OneRepublic singles chronology
| "I Don't Wanna Wait" (2024) | "Nobody" (2024) | "Fire" (2024) |

Music video
- "Nobody" on YouTube

= Nobody (OneRepublic song) =

"Nobody" is a song by American pop rock band OneRepublic. It was released on April 12, 2024, as the ending theme for the anime Kaiju No. 8. It is included on the deluxe edition of the band's sixth studio album, Artificial Paradise.
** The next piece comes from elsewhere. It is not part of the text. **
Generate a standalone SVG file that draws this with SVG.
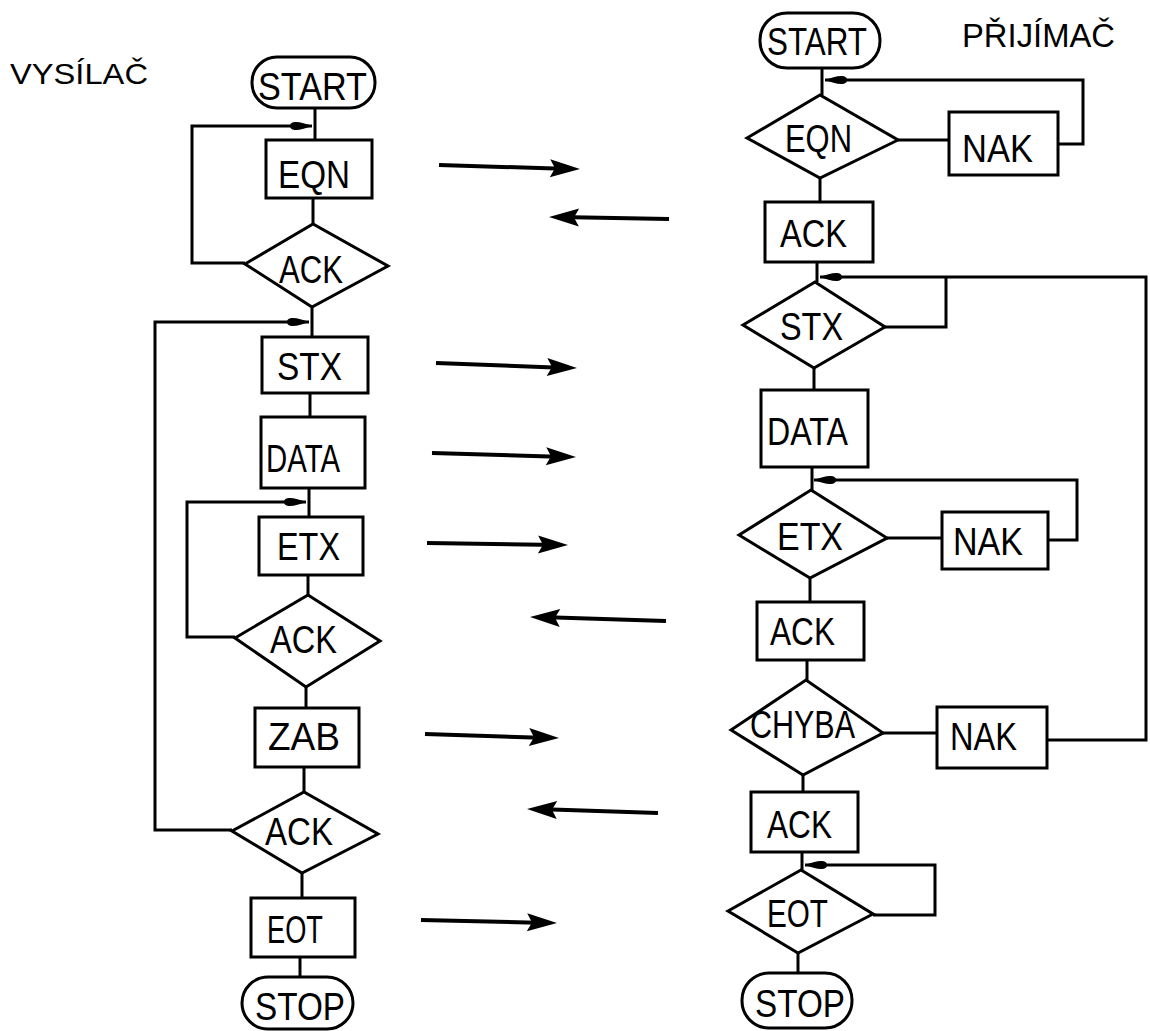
<svg xmlns="http://www.w3.org/2000/svg" xmlns:xlink="http://www.w3.org/1999/xlink" width="1150" height="1031" viewBox="0 0 1150 1031">
<defs>
<style>
.s{fill:#fff;stroke:#000;stroke-width:3;stroke-linejoin:miter}
.c{fill:none;stroke:#000;stroke-width:3}
.a{fill:none;stroke:#000;stroke-width:4}
.t{font-family:"Liberation Sans","DejaVu Sans",sans-serif;font-size:39px;fill:#000;text-anchor:middle}
.h{font-family:"Liberation Sans","DejaVu Sans",sans-serif;fill:#000}
</style>
<path id="ah" d="M0,0 L-30,-9 L-25,0 L-30,9 z" fill="#000"/>
<path id="sh" d="M0,0 C-10,-4 -22,-6.5 -22,0 C-22,6.5 -10,4 0,0 z" fill="#000"/>
</defs>
<rect width="1150" height="1031" fill="#fff"/>

<g id="connectors">
<path class="c" d="M315,108 V140"/>
<path class="c" d="M313,198 V224"/>
<path class="c" d="M312,307 V337"/>
<path class="c" d="M310,393 V417"/>
<path class="c" d="M309,488 V517"/>
<path class="c" d="M308,575 V595"/>
<path class="c" d="M306,687 V708"/>
<path class="c" d="M304,767 V792"/>
<path class="c" d="M302,873 V898"/>
<path class="c" d="M300,957 V977"/>
<path class="c" d="M245,263 H192 V126 H312"/>
<path class="c" d="M232,830 H155 V322 H309"/>
<path class="c" d="M235,637 H187 V502 H306"/>
<use xlink:href="#sh" href="#sh" transform="translate(312,126)"/>
<use xlink:href="#sh" href="#sh" transform="translate(309,322)"/>
<use xlink:href="#sh" href="#sh" transform="translate(306,502)"/>
<path class="c" d="M822,68 V95"/>
<path class="c" d="M898,140 H949"/>
<path class="c" d="M820,178 V202"/>
<path class="c" d="M817,262 V282"/>
<path class="c" d="M814,368 V390"/>
<path class="c" d="M812,467 V490"/>
<path class="c" d="M887,538 H942"/>
<path class="c" d="M810,578 V602"/>
<path class="c" d="M807,660 V680"/>
<path class="c" d="M883,733 H937"/>
<path class="c" d="M803,775 V792"/>
<path class="c" d="M802,852 V870"/>
<path class="c" d="M798,953 V973"/>
<path class="c" d="M1058,144 H1083 V80 H825"/>
<path class="c" d="M1047,740 H1146 V277 H820"/>
<path class="c" d="M885,327 H946 V277"/>
<path class="c" d="M1048,540 H1077 V480 H814"/>
<path class="c" d="M873,915 H935 V865 H805"/>
<use xlink:href="#sh" href="#sh" transform="translate(825,80) rotate(180)"/>
<use xlink:href="#sh" href="#sh" transform="translate(820,277) rotate(180)"/>
<use xlink:href="#sh" href="#sh" transform="translate(814,480) rotate(180)"/>
<use xlink:href="#sh" href="#sh" transform="translate(805,865) rotate(180)"/>
<path class="a" d="M439,165 L570,169"/>
<use xlink:href="#ah" href="#ah" transform="translate(580,169) rotate(1.62)"/>
<path class="a" d="M669,219 L559,217"/>
<use xlink:href="#ah" href="#ah" transform="translate(549,217) rotate(180.95)"/>
<path class="a" d="M436,363 L567,368"/>
<use xlink:href="#ah" href="#ah" transform="translate(577,368) rotate(2.03)"/>
<path class="a" d="M432,453 L566,457"/>
<use xlink:href="#ah" href="#ah" transform="translate(576,457) rotate(1.59)"/>
<path class="a" d="M427,543 L558,545"/>
<use xlink:href="#ah" href="#ah" transform="translate(568,545) rotate(0.81)"/>
<path class="a" d="M666,621 L540,617"/>
<use xlink:href="#ah" href="#ah" transform="translate(530,617) rotate(181.68)"/>
<path class="a" d="M425,734 L549,738"/>
<use xlink:href="#ah" href="#ah" transform="translate(559,738) rotate(1.71)"/>
<path class="a" d="M658,813 L537,809"/>
<use xlink:href="#ah" href="#ah" transform="translate(527,809) rotate(181.75)"/>
<path class="a" d="M421,920 L547,923"/>
<use xlink:href="#ah" href="#ah" transform="translate(557,923) rotate(1.26)"/>
</g>

<g id="title-left"><text class="h" x="10" y="84" font-size="30" textLength="138" lengthAdjust="spacingAndGlyphs">VYSÍLAČ</text></g>
<g id="title-right"><text class="h" x="962" y="47" font-size="33" textLength="153" lengthAdjust="spacingAndGlyphs">PŘIJÍMAČ</text></g>

<g id="l-start"><rect class="s" x="252" y="57" width="123" height="51" rx="25"/><text class="t" x="312.5" y="100" textLength="109" lengthAdjust="spacingAndGlyphs">START</text></g>
<g id="l-eqn"><rect class="s" x="266" y="140" width="106" height="58"/><text class="t" x="314" y="188" textLength="72" lengthAdjust="spacingAndGlyphs">EQN</text></g>
<g id="l-ack1"><polygon class="s" points="245,264 313,224 388,266 312,307"/><text class="t" x="311" y="283" textLength="64" lengthAdjust="spacingAndGlyphs">ACK</text></g>
<g id="l-stx"><rect class="s" x="262" y="337" width="106" height="56"/><text class="t" x="309.5" y="380" textLength="65" lengthAdjust="spacingAndGlyphs">STX</text></g>
<g id="l-data"><rect class="s" x="261" y="417" width="104" height="71"/><text class="t" x="303" y="472" textLength="74" lengthAdjust="spacingAndGlyphs">DATA</text></g>
<g id="l-etx"><rect class="s" x="259" y="517" width="104" height="58"/><text class="t" x="308.5" y="560" textLength="63" lengthAdjust="spacingAndGlyphs">ETX</text></g>
<g id="l-ack2"><polygon class="s" points="235,638 308,595 380,641 306,687"/><text class="t" x="303.5" y="653" textLength="67" lengthAdjust="spacingAndGlyphs">ACK</text></g>
<g id="l-zab"><rect class="s" x="255" y="708" width="104" height="59"/><text class="t" x="304" y="750" textLength="72" lengthAdjust="spacingAndGlyphs">ZAB</text></g>
<g id="l-ack3"><polygon class="s" points="232,831 304,792 378,834 302,873"/><text class="t" x="299" y="845" textLength="68" lengthAdjust="spacingAndGlyphs">ACK</text></g>
<g id="l-eot"><rect class="s" x="251" y="898" width="104" height="59"/><text class="t" x="295" y="943" textLength="56" lengthAdjust="spacingAndGlyphs">EOT</text></g>
<g id="l-stop"><rect class="s" x="242" y="977" width="111" height="52" rx="26"/><text class="t" x="300" y="1020" textLength="90" lengthAdjust="spacingAndGlyphs">STOP</text></g>

<g id="r-start"><rect class="s" x="760" y="13" width="120" height="55" rx="27"/><text class="t" x="817" y="55" textLength="100" lengthAdjust="spacingAndGlyphs">START</text></g>
<g id="r-eqn"><polygon class="s" points="747,138 820,95 898,140 820,178"/><text class="t" x="818.5" y="152" textLength="67" lengthAdjust="spacingAndGlyphs">EQN</text></g>
<g id="r-nak1"><rect class="s" x="949" y="112" width="109" height="63"/><text class="t" x="997.5" y="162" textLength="71" lengthAdjust="spacingAndGlyphs">NAK</text></g>
<g id="r-ack1"><rect class="s" x="765" y="202" width="108" height="60"/><text class="t" x="813.5" y="247" textLength="67" lengthAdjust="spacingAndGlyphs">ACK</text></g>
<g id="r-stx"><polygon class="s" points="743,325 815,282 885,327 814,368"/><text class="t" x="811.5" y="340" textLength="63" lengthAdjust="spacingAndGlyphs">STX</text></g>
<g id="r-data"><rect class="s" x="761" y="390" width="107" height="77"/><text class="t" x="807.5" y="445" textLength="81" lengthAdjust="spacingAndGlyphs">DATA</text></g>
<g id="r-etx"><polygon class="s" points="739,535 811,490 887,538 810,578"/><text class="t" x="810" y="550" textLength="66" lengthAdjust="spacingAndGlyphs">ETX</text></g>
<g id="r-nak2"><rect class="s" x="942" y="512" width="106" height="57"/><text class="t" x="988" y="555" textLength="70" lengthAdjust="spacingAndGlyphs">NAK</text></g>
<g id="r-ack2"><rect class="s" x="757" y="602" width="107" height="58"/><text class="t" x="802.5" y="645" textLength="65" lengthAdjust="spacingAndGlyphs">ACK</text></g>
<g id="r-chyba"><polygon class="s" points="731,730 806,680 883,733 803,775"/><text class="t" x="802.5" y="738" textLength="105" lengthAdjust="spacingAndGlyphs">CHYBA</text></g>
<g id="r-nak3"><rect class="s" x="937" y="707" width="110" height="61"/><text class="t" x="983.5" y="750" textLength="67" lengthAdjust="spacingAndGlyphs">NAK</text></g>
<g id="r-ack3"><rect class="s" x="751" y="792" width="107" height="60"/><text class="t" x="799.5" y="838" textLength="65" lengthAdjust="spacingAndGlyphs">ACK</text></g>
<g id="r-eot"><polygon class="s" points="728,911 801,870 873,914 798,953"/><text class="t" x="797.5" y="927" textLength="61" lengthAdjust="spacingAndGlyphs">EOT</text></g>
<g id="r-stop"><rect class="s" x="742" y="973" width="110" height="55" rx="27"/><text class="t" x="800" y="1017" textLength="90" lengthAdjust="spacingAndGlyphs">STOP</text></g>
</svg>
==Background and composition==
"Nobody" was written by band members Brent Kutzle and Ryan Tedder as well as Joe Henderson, Tyler Spry, and Josh Varnadore. It was produced by Henderson, Kutzle, Spry, as well as John Nathaniel. In a comment on the anime's website, Tedder explained the background of the song:
Around the spring of 2023, I had a meeting with the Kaiju No. 8 team, where they showed me some of the footage and storyboards, and from there I analyzed the work and characters and thought about what kind of sound was needed. I wanted the song to convey a sense of exuberance, fun, and shining moments, and since I was in Japan on business in November 2023, I wrote the lyrics while I was there. This song was inspired by Japan to the greatest extent possible.
— Ryan Tedder

==Music video==
The music video for "Nobody" premiered on June 29, 2024. The video shows the band performing the song in a small Karaoke room with clips of Japanese cities and culture intermittent overlaid with visual effects that emulate manga or comic book textures and styles.

==Accolades==

Awards and nominations for "Nobody"
| Ceremony | Year | Award | Result | Ref. |
|---|---|---|---|---|
| Crunchyroll Anime Awards | 2025 | Best Ending Sequence | Nominated |  |
| Japan Expo Awards | 2025 | Daruma for Best Ending | Won |  |
| Japan Gold Disc Award | 2025 | Song of the Year by Download (Western) | Won |  |
| Music Awards Japan | 2025 | Best of Listeners' Choice: International Song | Nominated |  |

==Personnel==
Credits for "Nobody" adapted from AllMusic.

Musicians
- Brent Kutzle – composer, backing vocals
- Joe Henderson – composer, backing vocals
- Josh Varnadore – composer, backing vocals
- Ryan Tedder – composer, lead vocals
- Tyler Spry – composer, backing vocals
- Alisa Xayalith - backing vocals

Production
- Kutzle – producer
- Henderson – producer
- John Nathaniel – producer
- Spry – producer

==Charts==

Chart performance for "Nobody"
| Chart (2024) | Peak position |
|---|---|
| Belgium (Ultratop 50 Wallonia) | 36 |
| Japan (Japan Hot 100) | 80 |
| Japan Hot Animation (Billboard Japan) | 18 |
| Japan Digital Singles (Oricon) | 20 |
| New Zealand Hot Singles (RMNZ) | 27 |

==Certifications==

Certifications for "Nobody"
| Region | Certification | Certified units/sales |
| Brazil (Pro-Música Brasil) | Gold | 20,000^{‡} |
^{‡} Sales+streaming figures based on certification alone.